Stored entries

· · · · · · ·

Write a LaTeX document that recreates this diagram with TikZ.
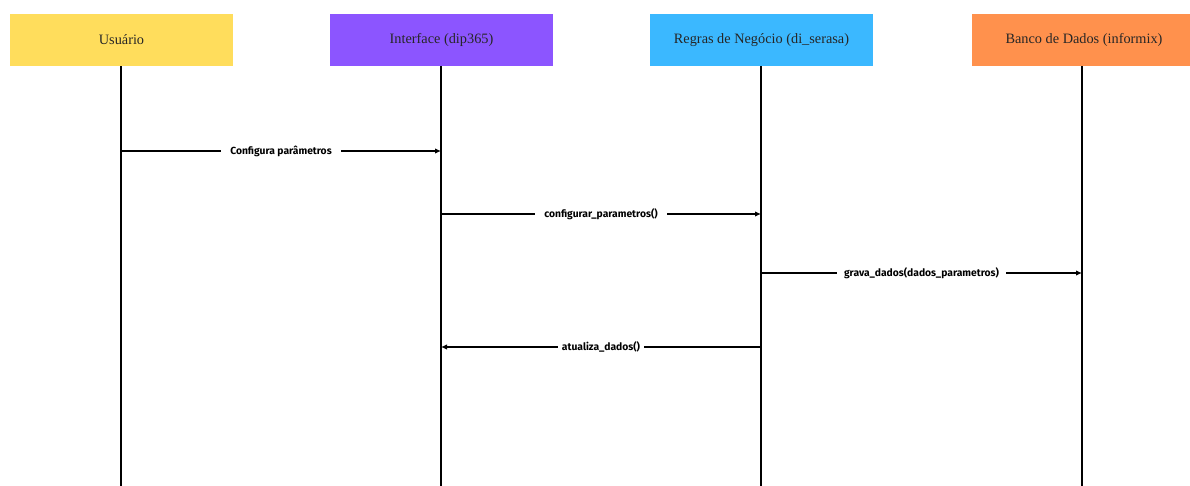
\documentclass[tikz,border=0pt]{standalone}
\usepackage{fontspec}
\setmainfont{Liberation Serif}
\newfontfamily\msgfont{Fira Sans}
\usetikzlibrary{arrows.meta}
\definecolor{cyellow}{HTML}{FFDD5C}
\definecolor{cpurple}{HTML}{8C55FF}
\definecolor{cblue}{HTML}{3BB8FF}
\definecolor{corange}{HTML}{FF914D}
\tikzset{
  actor/.style={rectangle, minimum width=223pt, minimum height=52pt, inner sep=0pt,
    text=black!85, font=\fontsize{14.3}{16}\selectfont},
  lifeline/.style={line width=1.6pt, black},
  msg/.style={line width=1.1pt, black, -{Latex[length=6pt,width=5.5pt]}},
  msglabel/.style={fill=white, inner xsep=9pt, inner ysep=1pt,
    font=\msgfont\bfseries\fontsize{10.3}{12}\selectfont}
}
\begin{document}
\begin{tikzpicture}[x=1pt,y=-1pt]
\useasboundingbox (0,0) rectangle (1190,486);
% participants
\node[actor, fill=cyellow] (usr) at (121.5,40) {Usuário};
\node[actor, fill=cpurple] (ui) at (441.5,40) {Interface (dip365)};
\node[actor, fill=cblue] (rn) at (761.5,40) {Regras de Negócio (di\_serasa)};
\node[actor, fill=corange, minimum width=224pt] (db) at (1084,40) {Banco de Dados (informix)};
% lifeline ends
\coordinate (usrE) at (121,486);
\coordinate (uiE) at (441,486);
\coordinate (rnE) at (761,486);
\coordinate (dbE) at (1082,486);
\draw[lifeline] (usr.south -| usrE) -- (usrE);
\draw[lifeline] (ui.south -| uiE) -- (uiE);
\draw[lifeline] (rn.south -| rnE) -- (rnE);
\draw[lifeline] (db.south -| dbE) -- (dbE);
% message anchor points
\coordinate (m1a) at (121,151); \coordinate (m1b) at (441,151);
\coordinate (m2a) at (441,214); \coordinate (m2b) at (761,214);
\coordinate (m3a) at (761,273); \coordinate (m3b) at (1082,273);
\coordinate (m4a) at (761,347); \coordinate (m4b) at (441,347);
% messages
\draw[msg] (m1a) -- node[msglabel] {Configura parâmetros} (m1b);
\draw[msg] (m2a) -- node[msglabel] {configurar\_parametros()} (m2b);
\draw[msg] (m3a) -- node[msglabel, inner xsep=7pt] {grava\_dados(dados\_parametros)} (m3b);
\draw[msg] (m4a) -- node[msglabel, inner xsep=4pt] {atualiza\_dados()} (m4b);
\end{tikzpicture}
\end{document}
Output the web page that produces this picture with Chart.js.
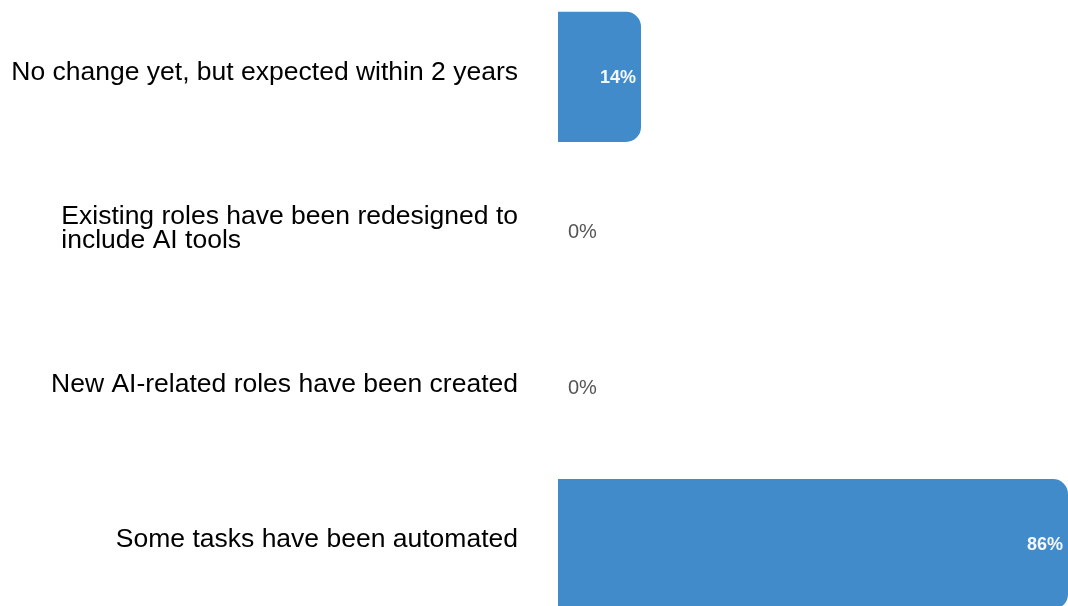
<!DOCTYPE html>
<html>
<head>
<meta charset="utf-8">
<title>AI impact on roles</title>
<script src="https://cdn.jsdelivr.net/npm/chart.js@4"></script>
<style>
    html, body { margin: 0; padding: 0; background: #fff; overflow: hidden; }
    #wrap { position: absolute; left: 0; top: -1px; width: 1068px; height: 623px; }
</style>
</head>
<body>
<div id="wrap"><canvas id="rolesChart"></canvas></div>
<script>
const categories = [
    'No change yet, but expected within 2 years',
    ['Existing roles have been redesigned to', 'include AI tools'],
    'New AI-related roles have been created',
    'Some tasks have been automated'
];
const shares = [14, 0, 0, 86];

const barColor = '#428bca';
const fontFamily = '"Liberation Sans", Arial, Helvetica, sans-serif';

// category names: each block sits right of a fixed gap, but its lines are left-aligned
const categoryLabels = {
    id: 'categoryLabels',
    afterDraw(chart) {
        const ctx = chart.ctx;
        const yScale = chart.scales.y;
        const right = chart.chartArea.left - 40;
        const lineHeight = 24;
        ctx.save();
        ctx.font = '26.5px ' + fontFamily;
        ctx.fillStyle = '#000';
        ctx.textAlign = 'left';
        ctx.textBaseline = 'middle';
        categories.forEach(function(label, i) {
            const lines = Array.isArray(label) ? label : [label];
            const widest = Math.max.apply(null, lines.map(l => ctx.measureText(l).width));
            const y = yScale.getPixelForValue(i) - 4;
            const top = y - (lines.length - 1) * lineHeight / 2;
            lines.forEach(function(line, k) {
                ctx.fillText(line, right - widest, top + k * lineHeight);
            });
        });
        ctx.restore();
    }
};

// writes the percentage at the end of each bar (or just past the axis when empty)
const valueLabels = {
    id: 'valueLabels',
    afterDatasetsDraw(chart) {
        const ctx = chart.ctx;
        const meta = chart.getDatasetMeta(0);
        ctx.save();
        ctx.textBaseline = 'middle';
        meta.data.forEach(function(bar, i) {
            const v = shares[i];
            const text = v + '%';
            if (v > 0) {
                ctx.font = '600 18px ' + fontFamily;
                ctx.fillStyle = '#f4f8fc';
                ctx.textAlign = 'right';
                ctx.fillText(text, bar.x - 5, bar.y + 1);
            } else {
                ctx.font = '20px ' + fontFamily;
                ctx.fillStyle = '#555';
                ctx.textAlign = 'left';
                ctx.fillText(text, bar.base + 10, bar.y);
            }
        });
        ctx.restore();
    }
};

new Chart(document.getElementById('rolesChart'), {
    type: 'bar',
    data: {
        labels: categories,
        datasets: [{
            data: shares,
            backgroundColor: barColor,
            borderWidth: 0,
            borderRadius: 15,
            borderSkipped: 'start',
            categoryPercentage: 1,
            barPercentage: 0.835
        }]
    },
    options: {
        indexAxis: 'y',
        responsive: true,
        maintainAspectRatio: false,
        animation: false,
        layout: { padding: 0 },
        plugins: {
            legend: { display: false },
            tooltip: { enabled: false }
        },
        scales: {
            x: {
                display: false,
                min: 0,
                max: 86
            },
            y: {
                grid: { display: false },
                border: { display: false },
                ticks: { display: false },
                afterFit: function(scale) {
                    // fixed label column, and no extra room above/below the bars
                    scale.width = 558;
                    scale.paddingTop = 0;
                    scale.paddingBottom = 0;
                }
            }
        }
    },
    plugins: [valueLabels, categoryLabels]
});
</script>
</body>
</html>
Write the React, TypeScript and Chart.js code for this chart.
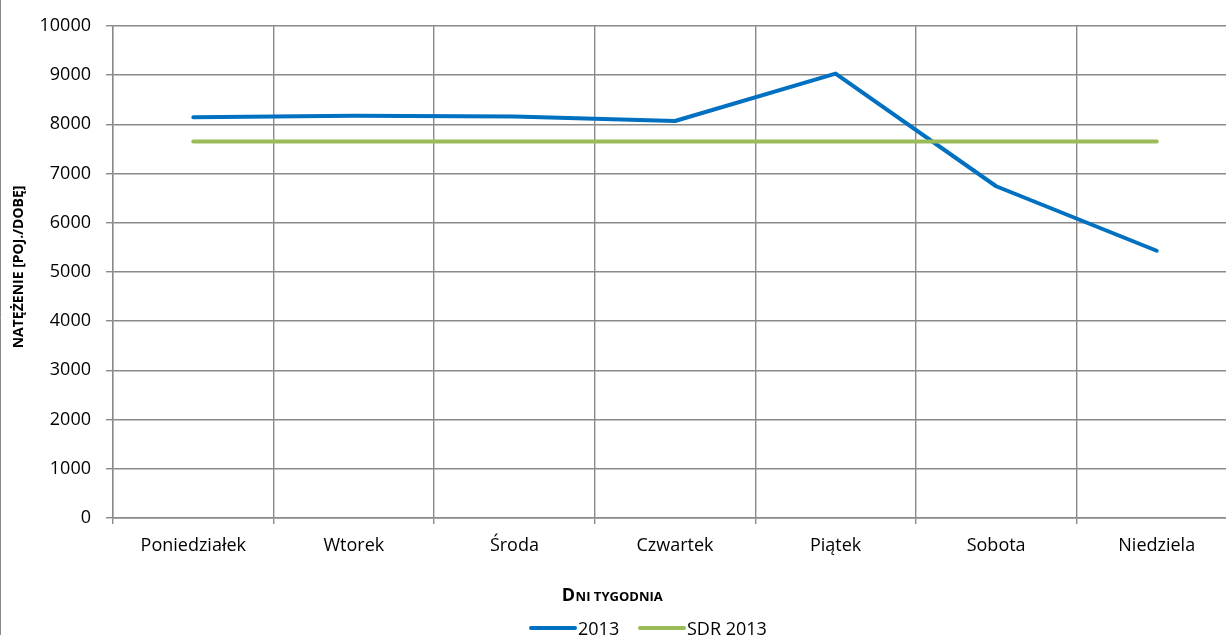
import React, { useEffect, useRef } from "react";
import { Chart, registerables } from "chart.js";

Chart.register(...registerables);

const categories = ["Poniedziałek", "Wtorek", "Środa", "Czwartek", "Piątek", "Sobota", "Niedziela"];
const series2013 = [8140, 8175, 8155, 8065, 9030, 6740, 5430];
const seriesSDR2013 = [7650, 7650, 7650, 7650, 7650, 7650, 7650];
const seriesLabels = ["2013", "SDR 2013"];
const seriesColors = ["#0070C0", "#9BBB59"];
const yTitle = "NATĘŻENIE [POJ./DOBĘ]";
const xTitleFirst = "D";
const xTitleRest = "NI TYGODNIA";

const FONT = "'Open Sans', 'Noto Sans', sans-serif";
const GRID = "#8a8a8a";

const decorPlugin = {
  id: "decor",
  afterDraw(chart: any) {
    const ctx = chart.ctx as CanvasRenderingContext2D;
    const area = chart.chartArea;
    ctx.save();
    // left frame border
    ctx.strokeStyle = GRID;
    ctx.lineWidth = 1;
    ctx.beginPath();
    ctx.moveTo(0.5, 0);
    ctx.lineTo(0.5, chart.height);
    ctx.stroke();

    // y title
    ctx.fillStyle = "#000";
    ctx.font = `bold 14px ${FONT}`;
    ctx.textAlign = "center";
    ctx.textBaseline = "middle";
    ctx.translate(19, (area.top + area.bottom) / 2 - 5);
    ctx.rotate(-Math.PI / 2);
    ctx.fillText(yTitle, 0, 0);
    ctx.restore();

    // x title with small caps
    ctx.save();
    ctx.fillStyle = "#000";
    ctx.textBaseline = "alphabetic";
    ctx.textAlign = "left";
    const bigFont = `bold 18px ${FONT}`;
    const smallFont = `bold 13px ${FONT}`;
    ctx.font = bigFont;
    const w1 = ctx.measureText(xTitleFirst).width;
    ctx.font = smallFont;
    const w2 = ctx.measureText(xTitleRest).width;
    const cx = 612;
    const x0 = cx - (w1 + w2) / 2;
    ctx.font = bigFont;
    ctx.fillText(xTitleFirst, x0, 601);
    ctx.font = smallFont;
    ctx.fillText(xTitleRest, x0 + w1 + 0.5, 601);

    // legend
    const legendY = 628;
    const items = [
      { x: 531, label: seriesLabels[0], color: seriesColors[0] },
      { x: 640, label: seriesLabels[1], color: seriesColors[1] },
    ];
    ctx.font = `18px ${FONT}`;
    ctx.lineCap = "round";
    items.forEach((it) => {
      ctx.strokeStyle = it.color;
      ctx.lineWidth = 4;
      ctx.beginPath();
      ctx.moveTo(it.x, legendY);
      ctx.lineTo(it.x + 44, legendY);
      ctx.stroke();
      ctx.fillStyle = "#000";
      ctx.fillText(it.label, it.x + 47, 635);
    });
    ctx.restore();
  },
};

export default function App() {
  const ref = useRef<HTMLCanvasElement | null>(null);
  useEffect(() => {
    if (!ref.current) return;
    const chart = new Chart(ref.current, {
      type: "line",
      data: {
        labels: categories,
        datasets: [
          {
            label: seriesLabels[0],
            data: series2013,
            borderColor: seriesColors[0],
            backgroundColor: seriesColors[0],
            borderWidth: 4,
            pointRadius: 0,
            borderCapStyle: "round",
            borderJoinStyle: "round",
            tension: 0,
            order: 1,
          },
          {
            label: seriesLabels[1],
            data: seriesSDR2013,
            borderColor: seriesColors[1],
            backgroundColor: seriesColors[1],
            borderWidth: 4,
            pointRadius: 0,
            borderCapStyle: "round",
            borderJoinStyle: "round",
            tension: 0,
            order: 0,
          },
        ],
      },
      options: {
        responsive: false,
        animation: false,
        devicePixelRatio: 1,
        layout: { padding: { left: 0, top: 24, right: 13, bottom: 0 } },
        plugins: {
          legend: { display: false },
          tooltip: { enabled: false },
          title: { display: false },
        },
        scales: {
          x: {
            type: "category",
            offset: true,
            grid: { offset: true, color: GRID, lineWidth: 1.4, tickLength: 6, drawTicks: true },
            border: { display: true, color: GRID, width: 1.4 },
            ticks: { color: "#000", font: { family: FONT, size: 18 }, padding: 11, maxRotation: 0, autoSkip: false },
            afterFit: (scale: any) => {
              scale.height = 117;
            },
          },
          y: {
            min: 0,
            max: 10000,
            ticks: {
              stepSize: 1000,
              color: "#000",
              font: { family: FONT, size: 18 },
              padding: 15,
              callback: (v: any) => String(v),
            },
            grid: { color: GRID, lineWidth: 1.4, tickLength: 7, drawTicks: true },
            border: { display: true, color: GRID, width: 1.4 },
            afterFit: (scale: any) => {
              scale.width = 113;
            },
          },
        },
      },
      plugins: [decorPlugin],
    });
    return () => chart.destroy();
  }, []);
  return (
    <div style={{ position: "fixed", left: 0, top: 0, width: 1226, height: 635, overflow: "hidden", background: "#fff" }}>
      <canvas ref={ref} width={1250} height={635} style={{ display: "block", width: 1250, height: 635 }} />
    </div>
  );
}
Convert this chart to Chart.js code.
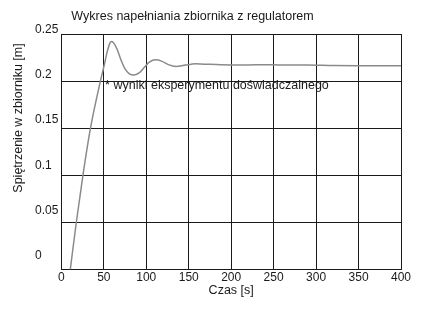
<!DOCTYPE html>
<html>
<head>
<meta charset="utf-8">
<script src="https://cdn.jsdelivr.net/npm/chart.js@4.4.0/dist/chart.umd.min.js"></script>
<style>
  body { margin: 0; background: #fff; }
  #wrap { width: 436px; height: 311px; }
</style>
</head>
<body>
<div id="wrap"><canvas id="tank"></canvas></div>
<script>
const chartTitle = "Wykres napełniania zbiornika z regulatorem";
const noteText = "* wyniki eksperymentu doświadczalnego";
const xTitle = "Czas [s]";
const yTitle = "Spiętrzenie w zbiorniku [m]";

// time [s] and water level [m]
const timeS = [10.5, 17.6, 25.4, 34.3, 46, 50, 54, 57, 59, 62, 66, 70, 75, 80, 86, 92, 98, 104, 111, 118, 126, 135, 146, 158, 175, 200, 220, 240, 260, 290, 320, 350, 400];
const levelM = [0, 0.05, 0.1, 0.15, 0.2, 0.215, 0.231, 0.240, 0.242, 0.240, 0.233, 0.223, 0.213, 0.2078, 0.2066, 0.209, 0.215, 0.2205, 0.2226, 0.2212, 0.2175, 0.2156, 0.217, 0.2183, 0.2178, 0.2172, 0.2172, 0.2175, 0.217, 0.2172, 0.2165, 0.2163, 0.2163];

const xTicks = [0, 50, 100, 150, 200, 250, 300, 350, 400];
const yTicks = [0, 0.05, 0.1, 0.15, 0.2, 0.25];
const yTickLabels = ["0", "0.05", "0.1", "0.15", "0.2", "0.25"];

const family = "'Liberation Sans', Arial, sans-serif";
const font = { family, size: 12 };
const ink = "#1a1a1a";

// title, note and y title placed relative to the plot area
const textLabels = {
  id: "textLabels",
  afterDatasetsDraw(chart) {
    const { ctx, chartArea, scales } = chart;
    ctx.save();
    ctx.fillStyle = ink;
    ctx.font = "12.5px " + family;
    ctx.textBaseline = "middle";
    ctx.textAlign = "left";
    ctx.fillText(chartTitle, chartArea.left + 10, chartArea.top - 17);
    ctx.fillText(noteText, scales.x.getPixelForValue(51.5), scales.y.getPixelForValue(0.1955));
    ctx.translate(19, chartArea.top + 84);
    ctx.rotate(-Math.PI / 2);
    ctx.textAlign = "center";
    ctx.fillText(yTitle, 0, 0);
    ctx.restore();
  }
};

new Chart(document.getElementById("tank"), {
  type: "line",
  data: {
    datasets: [{
      data: timeS.map((t, i) => ({ x: t, y: levelM[i] })),
      borderColor: "#8a8a8a",
      borderWidth: 1.5,
      pointRadius: 0,
      cubicInterpolationMode: "monotone",
      fill: false
    }]
  },
  options: {
    responsive: true,
    maintainAspectRatio: false,
    animation: false,
    layout: { padding: { top: 34, right: 35, left: 35, bottom: 13 } },
    plugins: {
      legend: { display: false },
      tooltip: { enabled: false }
    },
    scales: {
      x: {
        type: "linear",
        min: 0,
        max: 400,
        afterBuildTicks: (axis) => { axis.ticks = xTicks.map(v => ({ value: v })); },
        grid: { color: ink, lineWidth: 1, drawTicks: false },
        border: { color: ink, width: 1 },
        ticks: { color: ink, font, padding: 1, maxRotation: 0 },
        title: { display: true, text: xTitle, color: ink, font: { family, size: 12.5 }, padding: { top: -3, bottom: 0 } }
      },
      y: {
        min: 0,
        max: 0.25,
        afterBuildTicks: (axis) => { axis.ticks = yTicks.map(v => ({ value: v })); },
        grid: { color: ink, lineWidth: 1, drawTicks: false },
        border: { color: ink, width: 1 },
        ticks: { display: false }
      },
      // label-only axis: labels sit slightly higher than the grid lines, as in the original
      yl: {
        position: "left",
        min: -0.005,
        max: 0.255,
        afterBuildTicks: (axis) => { axis.ticks = yTicks.map(v => ({ value: v })); },
        grid: { display: false, drawTicks: false },
        border: { display: false },
        ticks: {
          color: ink,
          font,
          padding: 1.5,
          crossAlign: "far",
          labelOffset: -9,
          callback: (v, i) => yTickLabels[i]
        }
      }
    }
  },
  plugins: [textLabels]
});
</script>
</body>
</html>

· · · · · · ·

> _PROMPT_
In the records above, locate every line with the string "that" and copy it.

> _RESPONSE FOR THIS EXERCISE_
Write a LaTeX document that recreates this diagram with TikZ.
Output the web page that produces this picture with Chart.js.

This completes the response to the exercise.